'''
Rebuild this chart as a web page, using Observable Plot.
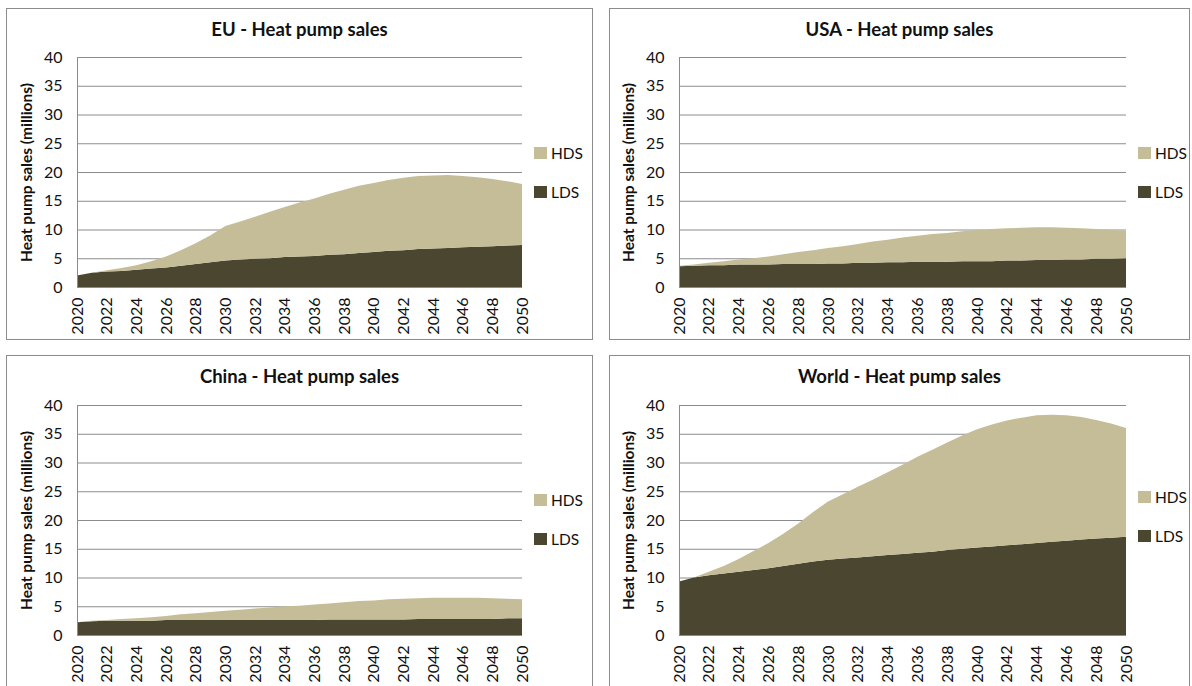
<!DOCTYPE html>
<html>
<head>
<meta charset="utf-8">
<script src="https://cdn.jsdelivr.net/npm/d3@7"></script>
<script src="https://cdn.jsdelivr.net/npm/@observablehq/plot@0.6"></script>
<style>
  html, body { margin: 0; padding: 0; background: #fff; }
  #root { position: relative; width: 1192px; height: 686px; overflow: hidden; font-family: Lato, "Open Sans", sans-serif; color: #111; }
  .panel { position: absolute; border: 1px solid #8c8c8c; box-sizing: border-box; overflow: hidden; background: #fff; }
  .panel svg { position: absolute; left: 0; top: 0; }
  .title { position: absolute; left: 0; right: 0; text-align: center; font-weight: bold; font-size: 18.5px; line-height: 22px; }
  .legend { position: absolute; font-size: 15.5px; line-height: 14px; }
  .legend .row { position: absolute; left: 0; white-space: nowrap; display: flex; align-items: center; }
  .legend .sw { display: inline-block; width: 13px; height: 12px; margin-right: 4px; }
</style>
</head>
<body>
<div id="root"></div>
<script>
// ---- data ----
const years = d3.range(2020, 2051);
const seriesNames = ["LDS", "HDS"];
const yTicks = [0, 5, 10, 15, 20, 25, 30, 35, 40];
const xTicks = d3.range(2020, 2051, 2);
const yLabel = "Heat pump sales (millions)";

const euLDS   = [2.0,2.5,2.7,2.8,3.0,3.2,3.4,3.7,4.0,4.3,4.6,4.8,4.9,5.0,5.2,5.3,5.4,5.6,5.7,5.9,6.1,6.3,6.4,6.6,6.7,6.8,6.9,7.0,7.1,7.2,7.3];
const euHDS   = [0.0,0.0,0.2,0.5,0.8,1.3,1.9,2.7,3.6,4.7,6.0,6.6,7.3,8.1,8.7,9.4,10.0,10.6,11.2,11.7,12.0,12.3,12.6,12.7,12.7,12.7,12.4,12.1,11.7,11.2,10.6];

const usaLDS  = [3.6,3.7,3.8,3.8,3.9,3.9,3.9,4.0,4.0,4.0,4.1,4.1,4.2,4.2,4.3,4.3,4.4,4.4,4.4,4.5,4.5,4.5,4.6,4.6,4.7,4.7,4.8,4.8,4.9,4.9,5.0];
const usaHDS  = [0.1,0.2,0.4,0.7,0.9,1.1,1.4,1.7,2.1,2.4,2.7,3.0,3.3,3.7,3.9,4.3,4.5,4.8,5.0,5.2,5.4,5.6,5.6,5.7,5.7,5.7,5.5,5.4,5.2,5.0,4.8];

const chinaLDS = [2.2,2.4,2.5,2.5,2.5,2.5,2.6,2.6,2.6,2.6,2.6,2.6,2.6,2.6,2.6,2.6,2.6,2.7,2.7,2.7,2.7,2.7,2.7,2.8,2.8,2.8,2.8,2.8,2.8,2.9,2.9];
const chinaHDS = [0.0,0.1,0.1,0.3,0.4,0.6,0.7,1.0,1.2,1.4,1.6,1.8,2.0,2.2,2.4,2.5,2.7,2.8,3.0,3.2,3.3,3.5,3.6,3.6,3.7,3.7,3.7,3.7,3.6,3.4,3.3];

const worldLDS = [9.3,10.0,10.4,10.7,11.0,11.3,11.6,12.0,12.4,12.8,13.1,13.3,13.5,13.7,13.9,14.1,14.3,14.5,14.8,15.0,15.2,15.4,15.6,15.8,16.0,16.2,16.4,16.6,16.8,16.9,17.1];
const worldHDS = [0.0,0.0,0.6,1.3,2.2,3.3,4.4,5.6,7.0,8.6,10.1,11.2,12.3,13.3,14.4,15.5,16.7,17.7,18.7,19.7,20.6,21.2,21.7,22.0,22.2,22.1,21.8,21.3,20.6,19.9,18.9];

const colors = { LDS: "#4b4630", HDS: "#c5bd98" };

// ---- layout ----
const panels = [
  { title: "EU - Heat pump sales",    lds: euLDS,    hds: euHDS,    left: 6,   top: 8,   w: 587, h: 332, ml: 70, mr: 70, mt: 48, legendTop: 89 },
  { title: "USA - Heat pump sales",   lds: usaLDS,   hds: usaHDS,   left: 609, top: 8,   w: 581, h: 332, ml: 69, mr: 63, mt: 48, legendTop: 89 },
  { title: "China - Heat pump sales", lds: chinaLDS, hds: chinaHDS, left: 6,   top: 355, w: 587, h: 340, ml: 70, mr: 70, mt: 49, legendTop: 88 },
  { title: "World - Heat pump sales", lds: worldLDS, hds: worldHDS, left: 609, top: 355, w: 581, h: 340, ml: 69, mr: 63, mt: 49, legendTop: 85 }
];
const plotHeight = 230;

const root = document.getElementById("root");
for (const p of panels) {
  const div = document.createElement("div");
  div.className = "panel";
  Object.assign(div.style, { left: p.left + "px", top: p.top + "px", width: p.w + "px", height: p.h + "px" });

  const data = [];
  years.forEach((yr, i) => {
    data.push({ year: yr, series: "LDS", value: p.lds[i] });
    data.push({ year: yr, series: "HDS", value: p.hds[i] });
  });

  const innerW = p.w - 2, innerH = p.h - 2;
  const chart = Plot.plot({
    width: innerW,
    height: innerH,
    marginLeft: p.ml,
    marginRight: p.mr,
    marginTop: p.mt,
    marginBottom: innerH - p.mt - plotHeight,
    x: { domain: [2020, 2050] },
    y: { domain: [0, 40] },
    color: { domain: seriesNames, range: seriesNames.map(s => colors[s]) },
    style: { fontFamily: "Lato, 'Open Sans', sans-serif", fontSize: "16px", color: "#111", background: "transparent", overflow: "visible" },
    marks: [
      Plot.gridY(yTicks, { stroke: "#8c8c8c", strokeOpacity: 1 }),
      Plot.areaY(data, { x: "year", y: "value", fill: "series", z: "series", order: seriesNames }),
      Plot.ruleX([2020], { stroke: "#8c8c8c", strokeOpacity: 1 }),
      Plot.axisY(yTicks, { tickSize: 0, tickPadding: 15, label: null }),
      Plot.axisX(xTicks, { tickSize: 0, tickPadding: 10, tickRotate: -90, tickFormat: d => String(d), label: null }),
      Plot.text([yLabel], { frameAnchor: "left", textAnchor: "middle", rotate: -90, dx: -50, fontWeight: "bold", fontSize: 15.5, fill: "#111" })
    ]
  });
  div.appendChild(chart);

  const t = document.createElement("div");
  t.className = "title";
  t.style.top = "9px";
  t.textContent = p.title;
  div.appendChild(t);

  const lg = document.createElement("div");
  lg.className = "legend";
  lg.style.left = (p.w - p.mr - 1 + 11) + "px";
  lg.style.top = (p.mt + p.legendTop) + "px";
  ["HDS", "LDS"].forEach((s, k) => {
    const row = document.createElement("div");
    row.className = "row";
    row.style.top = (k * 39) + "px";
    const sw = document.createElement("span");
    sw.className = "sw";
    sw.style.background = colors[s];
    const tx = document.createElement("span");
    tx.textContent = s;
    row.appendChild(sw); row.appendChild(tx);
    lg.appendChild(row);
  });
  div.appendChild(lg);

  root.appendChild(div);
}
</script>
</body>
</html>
'''
'''
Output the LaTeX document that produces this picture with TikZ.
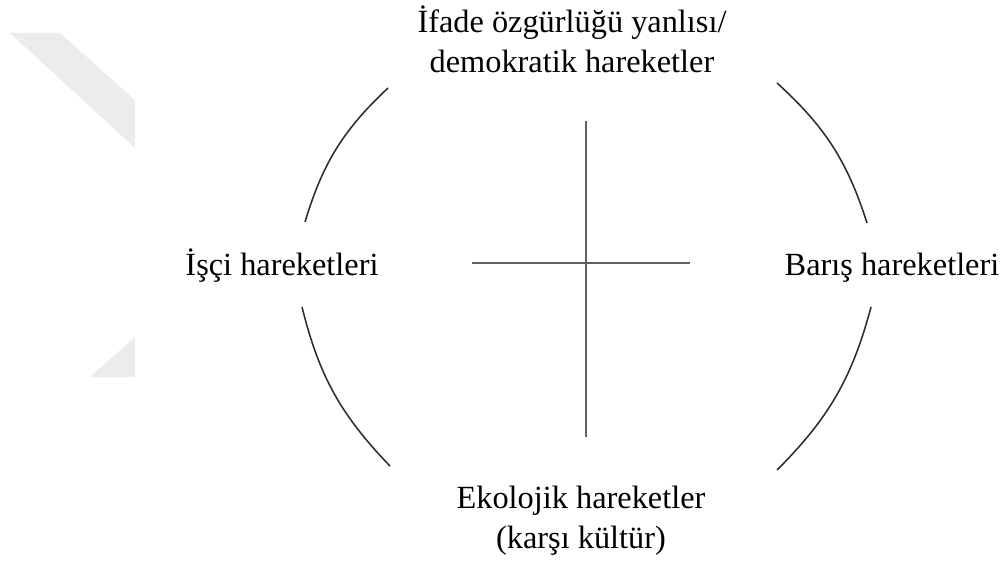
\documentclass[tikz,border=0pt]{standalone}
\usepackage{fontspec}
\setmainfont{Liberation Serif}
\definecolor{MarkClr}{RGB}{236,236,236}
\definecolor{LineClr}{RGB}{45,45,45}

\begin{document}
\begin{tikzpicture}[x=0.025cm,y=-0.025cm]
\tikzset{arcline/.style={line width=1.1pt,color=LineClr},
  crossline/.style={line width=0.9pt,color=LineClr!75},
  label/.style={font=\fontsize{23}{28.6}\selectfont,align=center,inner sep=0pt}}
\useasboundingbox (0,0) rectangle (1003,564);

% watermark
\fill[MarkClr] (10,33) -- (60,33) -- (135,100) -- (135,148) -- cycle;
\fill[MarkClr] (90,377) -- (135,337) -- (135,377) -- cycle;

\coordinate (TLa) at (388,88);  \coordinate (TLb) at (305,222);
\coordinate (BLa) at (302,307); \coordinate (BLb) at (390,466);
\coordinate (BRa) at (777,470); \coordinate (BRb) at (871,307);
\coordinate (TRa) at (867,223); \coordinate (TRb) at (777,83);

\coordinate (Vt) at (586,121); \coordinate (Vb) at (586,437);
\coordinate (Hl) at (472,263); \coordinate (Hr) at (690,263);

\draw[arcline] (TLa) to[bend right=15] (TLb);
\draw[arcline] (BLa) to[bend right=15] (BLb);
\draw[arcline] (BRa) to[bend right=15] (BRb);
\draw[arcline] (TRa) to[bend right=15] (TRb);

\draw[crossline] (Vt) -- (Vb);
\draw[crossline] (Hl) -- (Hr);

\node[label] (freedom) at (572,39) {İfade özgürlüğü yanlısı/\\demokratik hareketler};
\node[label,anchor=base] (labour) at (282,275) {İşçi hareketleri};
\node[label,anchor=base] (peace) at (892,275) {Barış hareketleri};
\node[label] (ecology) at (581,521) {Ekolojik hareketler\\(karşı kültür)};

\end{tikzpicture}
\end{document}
'''
Begin at the line containing "Output the LaTeX", end at the line containing "(0,0) rectangle (1003,564);", and copy those lines word for word, both included. Skip pictures.

Output the LaTeX document that produces this picture with TikZ.
\documentclass[tikz,border=0pt]{standalone}
\usepackage{fontspec}
\setmainfont{Liberation Serif}
\definecolor{MarkClr}{RGB}{236,236,236}
\definecolor{LineClr}{RGB}{45,45,45}

\begin{document}
\begin{tikzpicture}[x=0.025cm,y=-0.025cm]
\tikzset{arcline/.style={line width=1.1pt,color=LineClr},
  crossline/.style={line width=0.9pt,color=LineClr!75},
  label/.style={font=\fontsize{23}{28.6}\selectfont,align=center,inner sep=0pt}}
\useasboundingbox (0,0) rectangle (1003,564);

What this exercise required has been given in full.